TASK DIRECTIONS: Below is a listing; write it out exactly and drop any images from it.

STORED DATA:
# # # # #
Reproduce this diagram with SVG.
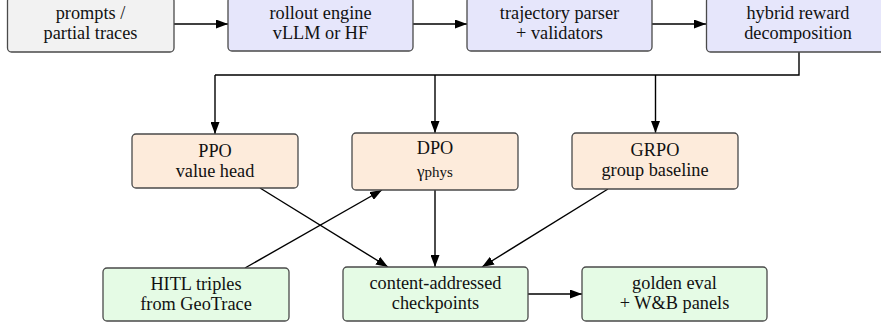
<svg xmlns="http://www.w3.org/2000/svg" width="881" height="327" viewBox="0 0 881 327">
  <style>
    .box { stroke: #4a4a4a; stroke-width: 1.3; }
    .src { fill: #f2f2f2; }
    .stage { fill: #e6e6fb; }
    .algo { fill: #fdebdb; }
    .out { fill: #e5fbe5; }
    text { font-size: 18.3px; fill: #111; text-anchor: middle; }
    .edge { fill: none; stroke: #000; stroke-width: 1.4; }
  </style>
  <defs>
    <marker id="arrow" viewBox="0 0 12 9" refX="12" refY="4.5" markerWidth="12" markerHeight="9" markerUnits="userSpaceOnUse" orient="auto">
      <path d="M0,0 L12,4.5 L0,9 z" fill="#000"/>
    </marker>
  </defs>

  <g id="connectors">
    <line class="edge" x1="174" y1="24" x2="228" y2="24" marker-end="url(#arrow)"/>
    <line class="edge" x1="413" y1="24" x2="467" y2="24" marker-end="url(#arrow)"/>
    <line class="edge" x1="652" y1="24" x2="706" y2="24" marker-end="url(#arrow)"/>
    <path class="edge" d="M799,52 V75 H215"/>
    <line class="edge" x1="215" y1="75" x2="215" y2="134" marker-end="url(#arrow)"/>
    <line class="edge" x1="435" y1="75" x2="435" y2="133" marker-end="url(#arrow)"/>
    <line class="edge" x1="655.5" y1="75" x2="655.5" y2="133" marker-end="url(#arrow)"/>
    <line class="edge" x1="260" y1="188" x2="388" y2="267" marker-end="url(#arrow)"/>
    <line class="edge" x1="245" y1="268" x2="382" y2="190" marker-end="url(#arrow)"/>
    <line class="edge" x1="435" y1="190" x2="435" y2="267" marker-end="url(#arrow)"/>
    <line class="edge" x1="608" y1="189" x2="482" y2="267" marker-end="url(#arrow)"/>
    <line class="edge" x1="528" y1="294" x2="582" y2="294" marker-end="url(#arrow)"/>
  </g>

  <g font-family="'Liberation Serif', Tinos, 'Times New Roman', 'DejaVu Serif', serif">
  <g id="prompts">
    <rect class="box src" x="7.5" y="-3" width="166.5" height="55" rx="4"/>
    <text x="90.5" y="18.5">prompts /</text>
    <text x="90.5" y="38.5">partial traces</text>
  </g>
  <g id="rollout">
    <rect class="box stage" x="228" y="-3" width="185" height="54" rx="4"/>
    <text x="320.5" y="18.5">rollout engine</text>
    <text x="320.5" y="38.5">vLLM or HF</text>
  </g>
  <g id="parser">
    <rect class="box stage" x="467" y="-3" width="185" height="54" rx="4"/>
    <text x="559.5" y="18.5">trajectory parser</text>
    <text x="559.5" y="38.5">+ validators</text>
  </g>
  <g id="reward">
    <rect class="box stage" x="706.5" y="-3" width="184" height="55" rx="4"/>
    <text x="798" y="18.5">hybrid reward</text>
    <text x="798" y="38.5">decomposition</text>
  </g>

  <g id="ppo">
    <rect class="box algo" x="132" y="134" width="166" height="54" rx="4"/>
    <text x="215" y="157">PPO</text>
    <text x="215" y="177">value head</text>
  </g>
  <g id="dpo">
    <rect class="box algo" x="352" y="133" width="166" height="57" rx="4"/>
    <text x="435" y="153.5">DPO</text>
    <text x="435" y="177"><tspan font-size="17">γ</tspan><tspan font-size="15">phys</tspan></text>
  </g>
  <g id="grpo">
    <rect class="box algo" x="572" y="133" width="166" height="56" rx="4"/>
    <text x="655" y="155.5">GRPO</text>
    <text x="655" y="175.5">group baseline</text>
  </g>

  <g id="hitl">
    <rect class="box out" x="103" y="268" width="186" height="53" rx="4"/>
    <text x="196" y="290">HITL triples</text>
    <text x="196" y="310">from GeoTrace</text>
  </g>
  <g id="checkpoints">
    <rect class="box out" x="343" y="267" width="185" height="54" rx="4"/>
    <text x="435.5" y="288.5">content-addressed</text>
    <text x="435.5" y="308.5">checkpoints</text>
  </g>
  <g id="golden">
    <rect class="box out" x="582" y="267" width="185" height="54" rx="4"/>
    <text x="674.5" y="288.5">golden eval</text>
    <text x="674.5" y="308.5">+ W&amp;B panels</text>
  </g>
  </g>
</svg>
# # # # #
RESULT OF THIS EXERCISE:
Reproduce this diagram with SVG.
<svg xmlns="http://www.w3.org/2000/svg" width="881" height="327" viewBox="0 0 881 327">
  <style>
    .box { stroke: #4a4a4a; stroke-width: 1.3; }
    .src { fill: #f2f2f2; }
    .stage { fill: #e6e6fb; }
    .algo { fill: #fdebdb; }
    .out { fill: #e5fbe5; }
    text { font-size: 18.3px; fill: #111; text-anchor: middle; }
    .edge { fill: none; stroke: #000; stroke-width: 1.4; }
  </style>
  <defs>
    <marker id="arrow" viewBox="0 0 12 9" refX="12" refY="4.5" markerWidth="12" markerHeight="9" markerUnits="userSpaceOnUse" orient="auto">
      <path d="M0,0 L12,4.5 L0,9 z" fill="#000"/>
    </marker>
  </defs>

  <g id="connectors">
    <line class="edge" x1="174" y1="24" x2="228" y2="24" marker-end="url(#arrow)"/>
    <line class="edge" x1="413" y1="24" x2="467" y2="24" marker-end="url(#arrow)"/>
    <line class="edge" x1="652" y1="24" x2="706" y2="24" marker-end="url(#arrow)"/>
    <path class="edge" d="M799,52 V75 H215"/>
    <line class="edge" x1="215" y1="75" x2="215" y2="134" marker-end="url(#arrow)"/>
    <line class="edge" x1="435" y1="75" x2="435" y2="133" marker-end="url(#arrow)"/>
    <line class="edge" x1="655.5" y1="75" x2="655.5" y2="133" marker-end="url(#arrow)"/>
    <line class="edge" x1="260" y1="188" x2="388" y2="267" marker-end="url(#arrow)"/>
    <line class="edge" x1="245" y1="268" x2="382" y2="190" marker-end="url(#arrow)"/>
    <line class="edge" x1="435" y1="190" x2="435" y2="267" marker-end="url(#arrow)"/>
    <line class="edge" x1="608" y1="189" x2="482" y2="267" marker-end="url(#arrow)"/>
    <line class="edge" x1="528" y1="294" x2="582" y2="294" marker-end="url(#arrow)"/>
  </g>

  <g font-family="'Liberation Serif', Tinos, 'Times New Roman', 'DejaVu Serif', serif">
  <g id="prompts">
    <rect class="box src" x="7.5" y="-3" width="166.5" height="55" rx="4"/>
    <text x="90.5" y="18.5">prompts /</text>
    <text x="90.5" y="38.5">partial traces</text>
  </g>
  <g id="rollout">
    <rect class="box stage" x="228" y="-3" width="185" height="54" rx="4"/>
    <text x="320.5" y="18.5">rollout engine</text>
    <text x="320.5" y="38.5">vLLM or HF</text>
  </g>
  <g id="parser">
    <rect class="box stage" x="467" y="-3" width="185" height="54" rx="4"/>
    <text x="559.5" y="18.5">trajectory parser</text>
    <text x="559.5" y="38.5">+ validators</text>
  </g>
  <g id="reward">
    <rect class="box stage" x="706.5" y="-3" width="184" height="55" rx="4"/>
    <text x="798" y="18.5">hybrid reward</text>
    <text x="798" y="38.5">decomposition</text>
  </g>

  <g id="ppo">
    <rect class="box algo" x="132" y="134" width="166" height="54" rx="4"/>
    <text x="215" y="157">PPO</text>
    <text x="215" y="177">value head</text>
  </g>
  <g id="dpo">
    <rect class="box algo" x="352" y="133" width="166" height="57" rx="4"/>
    <text x="435" y="153.5">DPO</text>
    <text x="435" y="177"><tspan font-size="17">γ</tspan><tspan font-size="15">phys</tspan></text>
  </g>
  <g id="grpo">
    <rect class="box algo" x="572" y="133" width="166" height="56" rx="4"/>
    <text x="655" y="155.5">GRPO</text>
    <text x="655" y="175.5">group baseline</text>
  </g>

  <g id="hitl">
    <rect class="box out" x="103" y="268" width="186" height="53" rx="4"/>
    <text x="196" y="290">HITL triples</text>
    <text x="196" y="310">from GeoTrace</text>
  </g>
  <g id="checkpoints">
    <rect class="box out" x="343" y="267" width="185" height="54" rx="4"/>
    <text x="435.5" y="288.5">content-addressed</text>
    <text x="435.5" y="308.5">checkpoints</text>
  </g>
  <g id="golden">
    <rect class="box out" x="582" y="267" width="185" height="54" rx="4"/>
    <text x="674.5" y="288.5">golden eval</text>
    <text x="674.5" y="308.5">+ W&amp;B panels</text>
  </g>
  </g>
</svg>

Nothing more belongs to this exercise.